Furthermore, TPPS does not account for the difficulty of the theorems being proved. While we initially considered using proof length as a proxy for difficulty (e.g., $e^{S}$ where $S$ is the number of proof steps), we found this approach problematic during proving evaluation. LeanAgent sometimes generates shorter proofs for difficult theorems, making proof length an unreliable indicator of theorem difficulty.
These issues expose broader challenges in evaluating theorem-proving systems. The field lacks standardized benchmarks, necessitating carefully curated sets of theorems with varying difficulties across different mathematical domains. Developing reliable metrics to assess theorem difficulty beyond simple measures like proof length or statement complexity is crucial. Future benchmarks should prevent the exploitation of technicalities. Moreover, metrics should consider the mathematical significance of proven theorems, not just their quantity. Finally, ensuring that performance metrics are meaningful and comparable across different mathematical repositories is essential for consistent evaluation.

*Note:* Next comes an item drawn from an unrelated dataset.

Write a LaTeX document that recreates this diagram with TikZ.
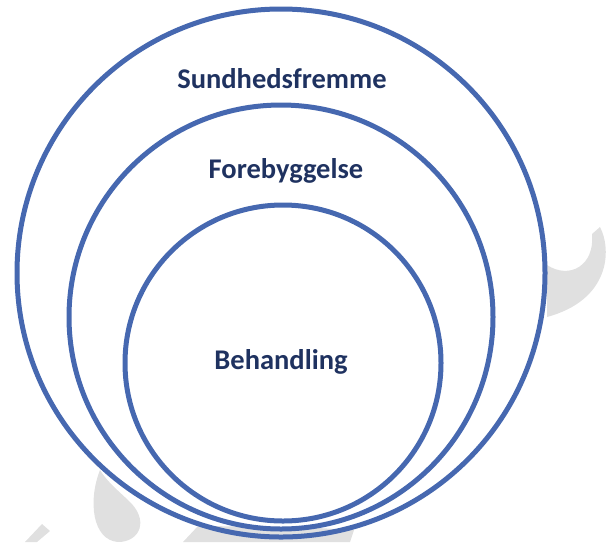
\documentclass[tikz,border=0pt]{standalone}
\usepackage{fontspec}
\setmainfont{Carlito}
\definecolor{ringblue}{RGB}{70,104,176}
\definecolor{navy}{RGB}{31,50,96}
\definecolor{markgray}{RGB}{224,224,224}
\begin{document}
\begin{tikzpicture}[x=1pt,y=-1pt,
  ring/.style={circle,draw=ringblue,line width=5pt,inner sep=0,minimum size=#1},
  lbl/.style={anchor=base,text=navy,font=\fontsize{28.5}{32}\selectfont\bfseries,inner sep=0}]
\useasboundingbox(0,0)rectangle(607,542);
\fill[markgray](100,470)..controls(88,500)and(92,540)..(118,542)..controls(140,542)and(150,520)..(128,500)..controls(115,488)and(106,480)..(100,470);
\fill[markgray](25,542)--(42,524)--(50,531)--(37,542)--cycle;
\fill[markgray](183,542)--(198,526)--(300,527)--(354,530)--(350,542)--cycle;
\fill[markgray](600,227)..controls(612,250)and(610,300)..(547,317)--(547,265)..controls(570,280)and(595,265)..(592,234)--cycle;
\node[ring=528](outer)at(281,273){};
\node[ring=424](middle)at(281,317){};
\node[ring=316](inner)at(283,363){};
\node[lbl](sund)at(282,88){Sundhedsfremme};
\node[lbl](fore)at(286,178){Forebyggelse};
\node[lbl](beh)at(281,369){Behandling};
\end{tikzpicture}
\end{document}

In light of these considerations, we acknowledge that TPPS, while a step towards quantifying theorem-proving performance in a lifelong learning setting, has many limitations. Future work should focus on developing more sophisticated and robust evaluation frameworks that address these challenges. For example, we plan to investigate more sophisticated measures that reward not only newly proved theorems but also difficult ones. By highlighting these issues, we hope to contribute to the ongoing discussion on how best to evaluate and compare theorem-proving systems, particularly in the context of lifelong learning. The development of standardized, reliable metrics will be crucial for measuring progress and guiding future research in this field.